◆ WHAT YOU WILL DO:
Copy out each line exactly; pictures stay out of the copy.

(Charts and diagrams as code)
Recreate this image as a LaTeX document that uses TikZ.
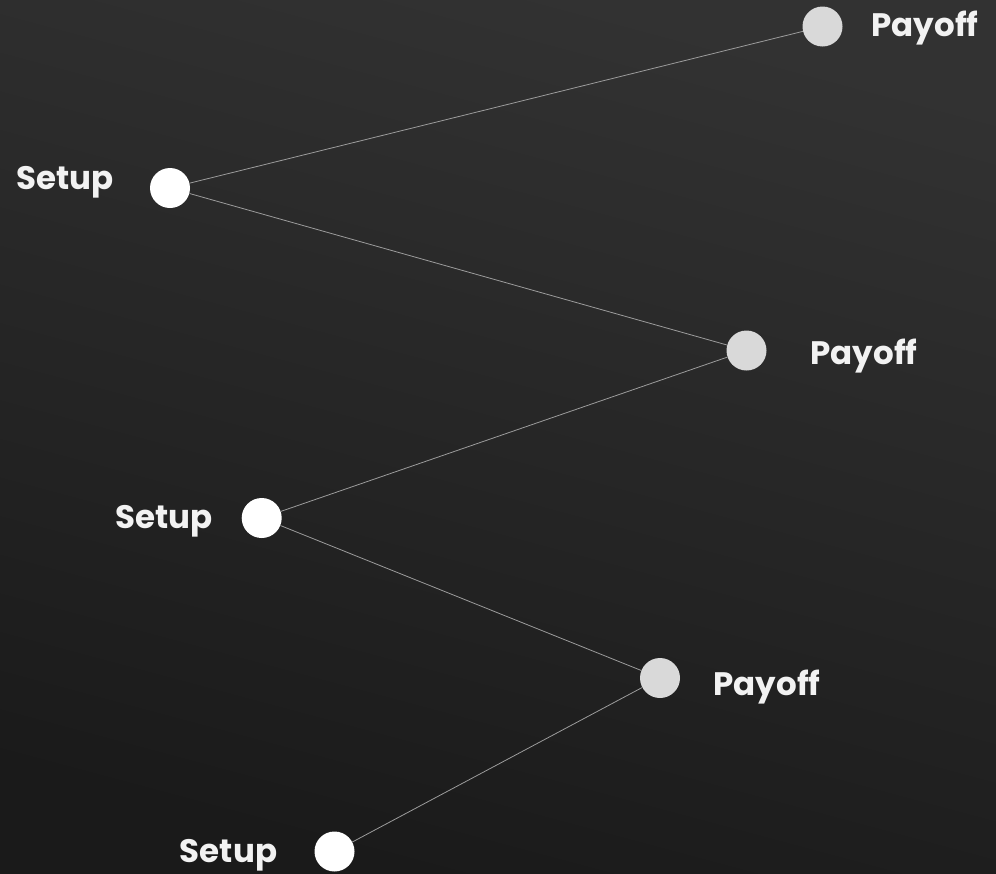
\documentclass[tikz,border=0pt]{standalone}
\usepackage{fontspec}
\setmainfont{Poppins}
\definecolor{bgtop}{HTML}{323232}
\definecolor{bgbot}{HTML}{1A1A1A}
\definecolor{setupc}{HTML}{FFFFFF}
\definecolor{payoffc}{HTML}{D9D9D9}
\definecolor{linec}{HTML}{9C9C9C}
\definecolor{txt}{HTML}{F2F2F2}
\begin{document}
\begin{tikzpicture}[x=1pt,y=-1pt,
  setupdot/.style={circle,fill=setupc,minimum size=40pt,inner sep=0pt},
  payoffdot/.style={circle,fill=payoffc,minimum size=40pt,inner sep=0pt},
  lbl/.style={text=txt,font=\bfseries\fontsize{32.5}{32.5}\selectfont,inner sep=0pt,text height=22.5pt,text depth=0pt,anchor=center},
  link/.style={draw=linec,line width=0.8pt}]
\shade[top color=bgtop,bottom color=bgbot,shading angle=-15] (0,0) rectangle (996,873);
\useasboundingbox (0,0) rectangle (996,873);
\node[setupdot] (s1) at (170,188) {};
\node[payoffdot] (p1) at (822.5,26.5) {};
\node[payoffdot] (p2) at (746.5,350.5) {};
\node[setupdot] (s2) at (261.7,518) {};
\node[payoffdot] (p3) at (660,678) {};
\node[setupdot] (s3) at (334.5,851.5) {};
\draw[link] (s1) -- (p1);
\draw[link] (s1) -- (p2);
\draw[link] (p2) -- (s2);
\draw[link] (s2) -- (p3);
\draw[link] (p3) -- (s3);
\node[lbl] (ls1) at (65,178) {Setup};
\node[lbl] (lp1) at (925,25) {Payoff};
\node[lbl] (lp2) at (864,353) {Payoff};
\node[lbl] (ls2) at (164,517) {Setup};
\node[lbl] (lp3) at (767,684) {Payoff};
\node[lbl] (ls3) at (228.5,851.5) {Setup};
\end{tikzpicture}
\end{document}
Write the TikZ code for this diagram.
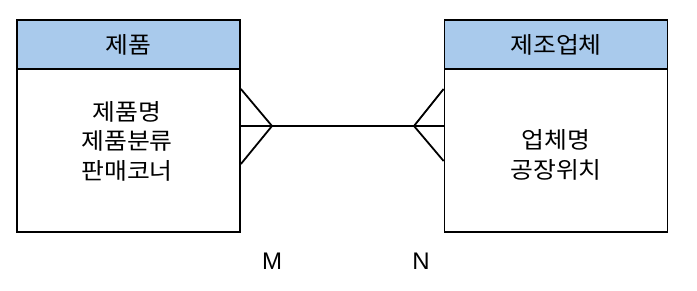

◆ EXPECTED ANSWER:
Recreate this image as a LaTeX document that uses TikZ.
\documentclass[tikz,border=0pt]{standalone}
\usepackage{fontspec}
\setmainfont{Poppins}
\definecolor{bgtop}{HTML}{323232}
\definecolor{bgbot}{HTML}{1A1A1A}
\definecolor{setupc}{HTML}{FFFFFF}
\definecolor{payoffc}{HTML}{D9D9D9}
\definecolor{linec}{HTML}{9C9C9C}
\definecolor{txt}{HTML}{F2F2F2}
\begin{document}
\begin{tikzpicture}[x=1pt,y=-1pt,
  setupdot/.style={circle,fill=setupc,minimum size=40pt,inner sep=0pt},
  payoffdot/.style={circle,fill=payoffc,minimum size=40pt,inner sep=0pt},
  lbl/.style={text=txt,font=\bfseries\fontsize{32.5}{32.5}\selectfont,inner sep=0pt,text height=22.5pt,text depth=0pt,anchor=center},
  link/.style={draw=linec,line width=0.8pt}]
\shade[top color=bgtop,bottom color=bgbot,shading angle=-15] (0,0) rectangle (996,873);
\useasboundingbox (0,0) rectangle (996,873);
\node[setupdot] (s1) at (170,188) {};
\node[payoffdot] (p1) at (822.5,26.5) {};
\node[payoffdot] (p2) at (746.5,350.5) {};
\node[setupdot] (s2) at (261.7,518) {};
\node[payoffdot] (p3) at (660,678) {};
\node[setupdot] (s3) at (334.5,851.5) {};
\draw[link] (s1) -- (p1);
\draw[link] (s1) -- (p2);
\draw[link] (p2) -- (s2);
\draw[link] (s2) -- (p3);
\draw[link] (p3) -- (s3);
\node[lbl] (ls1) at (65,178) {Setup};
\node[lbl] (lp1) at (925,25) {Payoff};
\node[lbl] (lp2) at (864,353) {Payoff};
\node[lbl] (ls2) at (164,517) {Setup};
\node[lbl] (lp3) at (767,684) {Payoff};
\node[lbl] (ls3) at (228.5,851.5) {Setup};
\end{tikzpicture}
\end{document}
Write the TikZ code for this diagram.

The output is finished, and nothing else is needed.